We are but products of our thoughts, words and actions. If we want to change ourselves and what is happening to us, we have to change our thoughts, words and actions. And keeping that last point in mind, actions, just by thinking about something is not the same as actioning it. Instead, we have to state and clarify what we want or don’t want as long as it takes until we’re sure we’re understood.

Recently, I had an experience that reinforced this belief. It further illustrated for me the fact that most people live their lives without asking themselves or others about what they really want. Therefore, most people end up not having the kind of life they want. Whether it be a “small” everyday thing, or something we think is far more important to us, misinterpretation and miscommunication of our wishes and wants is far too often the culprit for what we may perceive as bad luck or lack of success in life.

It was a very busy evening at the mall. After about 10 minutes of circling around the carpark looking for a free spot, I noticed a couple of cars getting ready to leave. I also noticed another car already waiting to take one of their spaces. I drove closer and pulled up behind the car waiting. I decided to go for the parking space in front of both of us.
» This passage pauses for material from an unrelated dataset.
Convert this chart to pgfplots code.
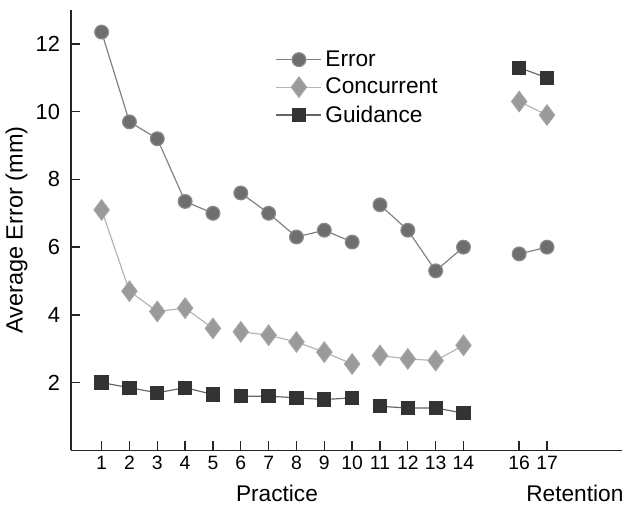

I slowly overtook the car in front of me and waved to its lady driver pointing to the vacated parking spot in front her; I gestured a question if it was okay for me to park into the spot in front of her, believing she would reverse into the one behind her. She smiled and waved what I interpreted as a go ahead. So I did. I parked in the spot in front of her and never thought about it again.

After about 45 minutes I returned to my car to find a paper note stuck underneath the windscreen wiper. First I thought it was a flyer, but when I opened it, a message to the following effect greeted me:

“It was very rude of you to take my spot the way you did, not to mention the dangerous driving. You have two children in the car. YOU SHOULD KNOW BETTER!”

I looked around but I couldn’t see anyone looking at me. I was sure I wouldn’t remember the lady’s face let alone the colour or make of her car. I felt sorry for taking what she saw as her spot, which I would never have done intentionally. I also felt upset that there I was left accused without a way to explain my actions away. More importantly I had no way to help correct the definite wrong the lady had experienced because of me and her behaviour that led her to that outcome.

Before I left, I wrote on the back of the note that I was very sorry for taking her parking place and explained the misunderstanding based on our miscommunication. I also wrote down that all it would have taken her to get the spot would have been a simple clarification by her at the time when I parked my car in front of her. I would have said sorry and moved into the other vacant place behind her.

We are frequently so engrossed in our ways of thinking no matter how prejudicial or erroneous they may be that this obscures our capacity to clearly define what we want and also to see other available options in the world around us.

I hope the lady eventually did find my apology note pasted on the wall of the car park. I also hope she did see the empty parking space behind her. And I am hopeful that she did not drive off in a fuming mood, blaming the insolent, uncouth and dangerous driver, with poor children in his care, for the negative ways the society is going these days. What a perfect story to identify with. We would have been fed similar stories countless times through the media or stereotypes associated with road rage. And we choose to follow them without even asking what we could do to turn things around. What can we do to change the way we think, speak and act?

Instead of leaving a note for our parents, partner, teacher, boss, or indeed a driver in a shopping centre carpark, why don’t we say what we really want and say it when it matters? Why don’t we stop, confront our reality and see if we’re understood, and repeat our messages until we get a clear response, no matter what the answer will be?

A host of reasons comes to mind why we don’t do it. And by dwelling on reasons for don’ts oftentimes we move away from just simply going ahead with what we didn’t do, and we want to do. After all, we should all know better?